Task brief: Output the first line of the listing and each line after it, up to and including the line that contains "fig = go.Figure()", exactly as written, minus the pictures.

Dataset extract:

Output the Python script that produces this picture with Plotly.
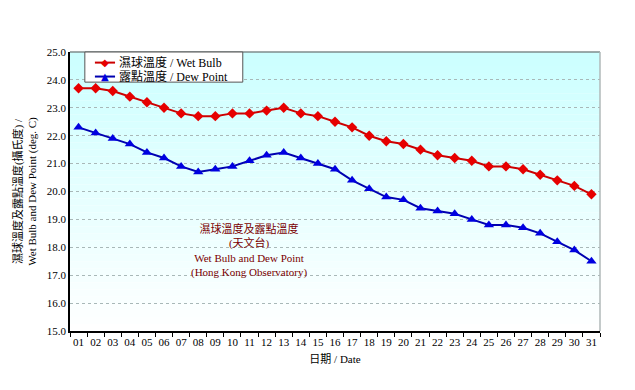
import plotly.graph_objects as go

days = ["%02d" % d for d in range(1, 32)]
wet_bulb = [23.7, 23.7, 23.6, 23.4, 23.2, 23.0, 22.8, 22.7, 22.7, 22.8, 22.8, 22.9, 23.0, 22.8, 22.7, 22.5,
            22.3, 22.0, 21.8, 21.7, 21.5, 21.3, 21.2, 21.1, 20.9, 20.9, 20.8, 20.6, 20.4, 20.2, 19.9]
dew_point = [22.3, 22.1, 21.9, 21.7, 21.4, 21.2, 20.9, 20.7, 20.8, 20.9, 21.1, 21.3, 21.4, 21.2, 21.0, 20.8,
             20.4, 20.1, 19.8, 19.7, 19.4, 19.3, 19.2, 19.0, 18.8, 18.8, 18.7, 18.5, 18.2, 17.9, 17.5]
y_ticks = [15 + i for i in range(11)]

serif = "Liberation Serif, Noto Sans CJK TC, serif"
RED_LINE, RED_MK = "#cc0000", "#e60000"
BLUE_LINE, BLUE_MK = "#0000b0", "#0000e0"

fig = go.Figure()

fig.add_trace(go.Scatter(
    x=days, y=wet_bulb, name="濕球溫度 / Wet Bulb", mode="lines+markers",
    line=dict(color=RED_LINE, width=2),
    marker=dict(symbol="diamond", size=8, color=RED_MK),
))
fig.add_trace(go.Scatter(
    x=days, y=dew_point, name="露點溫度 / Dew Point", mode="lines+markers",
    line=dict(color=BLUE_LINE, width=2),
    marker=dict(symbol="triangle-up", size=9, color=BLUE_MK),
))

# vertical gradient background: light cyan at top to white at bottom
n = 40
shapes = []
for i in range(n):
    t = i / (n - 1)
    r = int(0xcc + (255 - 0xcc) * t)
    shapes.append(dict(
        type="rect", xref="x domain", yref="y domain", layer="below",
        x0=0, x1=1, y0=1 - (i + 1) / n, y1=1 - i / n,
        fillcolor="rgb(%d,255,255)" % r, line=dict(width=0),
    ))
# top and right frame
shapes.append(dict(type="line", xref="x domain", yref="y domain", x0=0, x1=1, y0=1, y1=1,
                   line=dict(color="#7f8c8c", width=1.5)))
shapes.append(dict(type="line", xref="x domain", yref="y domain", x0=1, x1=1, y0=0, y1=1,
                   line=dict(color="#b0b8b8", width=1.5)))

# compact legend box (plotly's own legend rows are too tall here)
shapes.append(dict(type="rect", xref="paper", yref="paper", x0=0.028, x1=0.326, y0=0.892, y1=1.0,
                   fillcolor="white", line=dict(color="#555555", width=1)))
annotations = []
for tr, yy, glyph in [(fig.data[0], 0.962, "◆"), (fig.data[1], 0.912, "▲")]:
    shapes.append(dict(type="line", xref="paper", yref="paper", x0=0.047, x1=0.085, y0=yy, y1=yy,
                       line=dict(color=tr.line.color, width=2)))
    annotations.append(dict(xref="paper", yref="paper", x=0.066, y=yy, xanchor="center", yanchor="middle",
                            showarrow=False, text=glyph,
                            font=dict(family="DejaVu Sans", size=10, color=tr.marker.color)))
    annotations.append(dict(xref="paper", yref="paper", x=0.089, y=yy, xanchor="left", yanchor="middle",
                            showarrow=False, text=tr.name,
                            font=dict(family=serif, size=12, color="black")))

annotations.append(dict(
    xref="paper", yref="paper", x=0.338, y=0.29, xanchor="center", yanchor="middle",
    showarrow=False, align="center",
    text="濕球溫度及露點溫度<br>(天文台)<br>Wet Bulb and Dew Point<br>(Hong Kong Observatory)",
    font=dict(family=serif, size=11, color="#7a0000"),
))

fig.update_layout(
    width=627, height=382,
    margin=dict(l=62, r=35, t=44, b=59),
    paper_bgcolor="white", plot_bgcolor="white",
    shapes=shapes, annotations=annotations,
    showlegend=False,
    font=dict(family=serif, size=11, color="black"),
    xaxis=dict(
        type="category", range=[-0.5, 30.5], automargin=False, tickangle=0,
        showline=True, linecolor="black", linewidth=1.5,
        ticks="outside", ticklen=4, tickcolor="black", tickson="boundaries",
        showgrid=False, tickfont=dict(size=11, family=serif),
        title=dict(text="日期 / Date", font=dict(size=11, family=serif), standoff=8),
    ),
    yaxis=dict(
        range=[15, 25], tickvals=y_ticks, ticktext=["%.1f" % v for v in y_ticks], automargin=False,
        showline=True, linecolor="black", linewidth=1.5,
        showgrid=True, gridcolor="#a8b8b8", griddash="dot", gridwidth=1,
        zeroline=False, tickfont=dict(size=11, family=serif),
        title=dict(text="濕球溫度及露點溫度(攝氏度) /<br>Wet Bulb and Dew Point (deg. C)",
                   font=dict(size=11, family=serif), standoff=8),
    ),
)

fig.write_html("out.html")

Answer for this exercise:
Output the Python script that produces this picture with Plotly.
import plotly.graph_objects as go

days = ["%02d" % d for d in range(1, 32)]
wet_bulb = [23.7, 23.7, 23.6, 23.4, 23.2, 23.0, 22.8, 22.7, 22.7, 22.8, 22.8, 22.9, 23.0, 22.8, 22.7, 22.5,
            22.3, 22.0, 21.8, 21.7, 21.5, 21.3, 21.2, 21.1, 20.9, 20.9, 20.8, 20.6, 20.4, 20.2, 19.9]
dew_point = [22.3, 22.1, 21.9, 21.7, 21.4, 21.2, 20.9, 20.7, 20.8, 20.9, 21.1, 21.3, 21.4, 21.2, 21.0, 20.8,
             20.4, 20.1, 19.8, 19.7, 19.4, 19.3, 19.2, 19.0, 18.8, 18.8, 18.7, 18.5, 18.2, 17.9, 17.5]
y_ticks = [15 + i for i in range(11)]

serif = "Liberation Serif, Noto Sans CJK TC, serif"
RED_LINE, RED_MK = "#cc0000", "#e60000"
BLUE_LINE, BLUE_MK = "#0000b0", "#0000e0"

fig = go.Figure()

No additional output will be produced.